BumSteerClearSeer.com
Would you be surprised to learn that –besides my many obvious talents and skills, I also possess a certain ‘sixth sense’?
Yep, I’m a psychic.
That’s ‘ic’, not ‘o’.
Or are you surprised that every one you know doesn’t claim psychic abilities?
It certainly does seem that psychic power is on the rise.
Downtown Plymouth is awash in psychic tours.
The local cable access channel offers regular shows on the spiritual side of town: you know, the two or three blocks from Cherry Street south, to Savery Avenue.
My spiritual talents are however, limited: or perhaps I should say focused, in one particular area.
I can’t predict the future.
I can’t talk to the dead.
But when I go out to eat I know, long before I order, that the meal I am going to get is going to be a big disappointment.
Call me a ‘spiritual waiter’.
“Hello, my name is Frank, and I am going to be your spiritual server tonight. Especially bad this evening is the Papi Lopez Shrimp: a pathetic chorus line of previously frozen, miniature Chilean shrimp that have been bathed in cheap tequila before being steamed into submission and then dunked into an indeterminate amount of spice.”
It never fails: as soon as I get within ten yards of one of Plymouth’s plethora of post-modernist shoebox chain restaurants I begin receiving visions, accompanied by disturbing aromas, culminating in a painful throbbing emanating from my wallet.
It happened again, last Friday night, when I foolishly accompanied a group of friends to one of the newest of the town’s poor excuses for a night out: The Blue Elvis.
The décor said ‘fifties nostalgia’, but the menu said ‘the Over-priced Eighties’.
I was with friends though, so I tried to shut my inner voice down with a 32 ounce glass of Heffenreffer Lager Especiale: I may be a psychic, but that doesn’t mean I’m no fun.
So I grinned and swallowed, though I knew what was coming: a ten dollar Big Mac with all the fries you can eat.
And it’s not just these new chains that are haunted by bad food.
Some of the town’s older, more established restaurants have to overcome not only their own frightening menus, but the ghosts of thousands of bad meals that came before them.
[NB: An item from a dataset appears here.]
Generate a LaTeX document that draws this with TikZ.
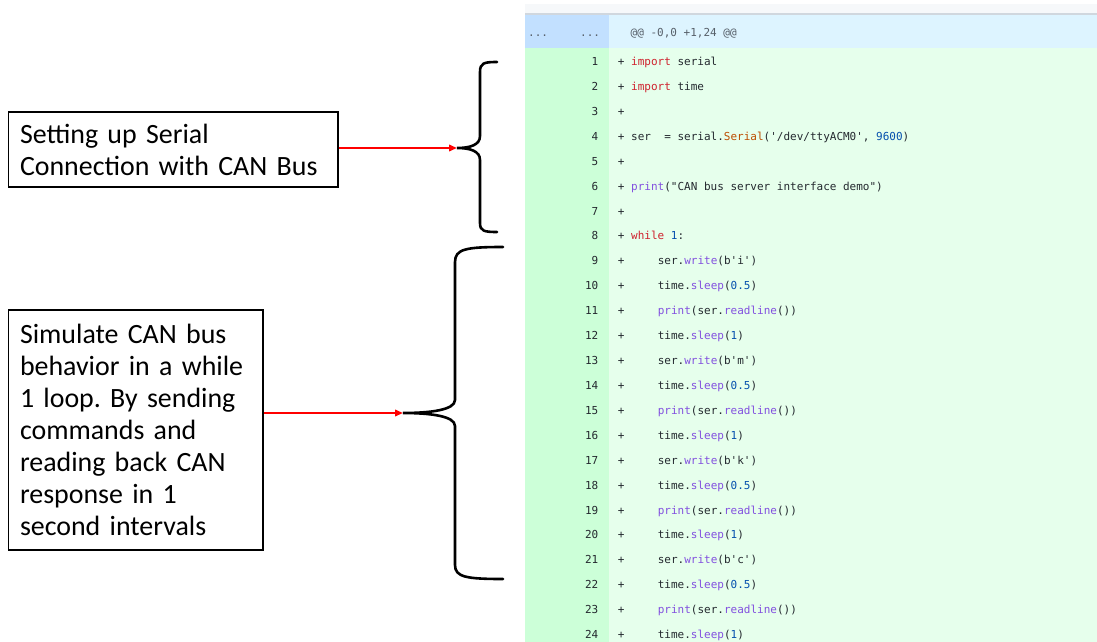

It’s not always their fault: almost every downtown restaurant today occupies a building that dozens of restaurants have used over the centuries. So what you are often served is not just the result of the present-day cook’s incompetence, but the residue of particularly horrendous meals cooked centuries before.
That is probably the case at Maya Mayo’s – the town’s favorite Italian restaurant.
Most town residents will swear by Maya Mayo’s food, but I can’t walk by their front door without being assailed by the vision of a giant plate of pasta that was left in the pot for days: each noodle bloated to the width of an octopus’ tentacle.
Is there anything more frightening than waterlogged pasta?
Then there’s the sad story of the Crustacean Shack.
Years ago the building where the ‘Crust’ - as locals refer to it, now sits, was the dockside berth of the Augosta family’s two lobster boats: the Claw and the Tentacle.
The two boats were family owned, and captained by the family’s two oldest boys – Giuseppe and Guido. The boys were always fighting about the business, threatening to go their separate ways.
One day, after a particularly vicious argument between the two captains, as the Claw set out to sea Guido cried out, cursing his brother, saying he would never sell another lobster in Plymouth.
Giuseppe and the crew of The Claw disappeared that day, and for the rest of the year the lobster catch went down and down, the prices up and up. Many lobstermen lost their boats to the bank that season, and the Augosta family sold out to a developer with plans for a big seafood restaurant.
And that explains why, when you order a lobster roll at ‘The Crust’ today, it often arrives at your table with almost no trace of lobster at all: it’s spooky!
Yes, I have the power, but it’s a burden too: every weekend I wrestle with the All-American urge to go out to eat, knowing, in advance, just how disappointed I am going to feel in the end.
I don’t even get to enjoy the illusion, or share in the innocent excitement that everyone feels before they decide what to order.
My only solace is in the pre-meal gratuities I receive from grateful diners who consult me – by phone or on the web, before heading out with their own families for that obligatory weekend restaurant meal.
The usual rate is 5%, and whether you deduct that from the tip you normally give to your actual waiter, or add it to the total cost of your meal, if I help you avoid a piece of scary sushi, or advise you to stay clear of a bum steer steak (or is that ‘steer clear of a bum steer’?), I know you will find it was money well spent.